I'm not a foody but I've obviously been watching the wrong food programmes on the telly. I haven't seen the freshly made sandwiches being arranged nicely; the few leaves of exotic lettuce, the sliced greens, the onions being arranged as an optional salad or garnish. The chef, I know, went to some trouble to stir up a light vinegrette and drizzle it over this. But at what point does the waiter say:

"Open another bag of crisps. A customer wants a chicken salad sandwich"?

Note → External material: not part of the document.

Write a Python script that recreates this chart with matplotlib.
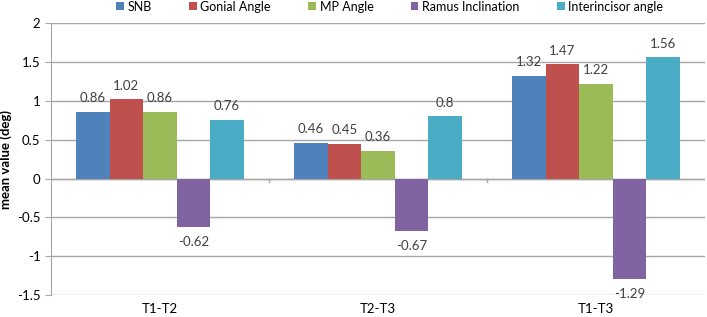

Are they being served as "Traditional Fare"? Any thoughts?

3 comments:

Anonymous said...

When I worked as a cook in a pub kitchen, a regular two-some would come in every Saturday. He would have a burger and bun with chips, garnished with side salad. She would always order "just a salad," I tried every week to make the plate of salad look different ! Instead of slicing my cucumber half way down the middle and giving it a twist and then plonking it onto a piece of lettuce,I'd arrange a tomato some strange way on the plate and disguise the fact somehow that the woman was having the exact same salad as the last time.
Salads make the plate look full that's why there is a salad put there. Five times out of ten the people did'nt eat it anyhow.
The Mill is a grand place to go to for a meal when on a visit to Tallaght. I'm sure if you were to go there every week the novelty would wear a bit thin. Wonderful food in my opinion. Mind you, I have never had a bad meal in Dublin, no matter where I ate.

Tea said...

mmmmmmmmmmmm...those crisps do look good though.......

tea

Willie_W said...

Crisps are those objects I associate with "good ideas" late at night. You know the time when 12 pints have been drunk and a bag of crisps seems just the thing to finish them off? The next day's illness is invariably accompanied by moans of "I shouldn't have had the bag of crisps."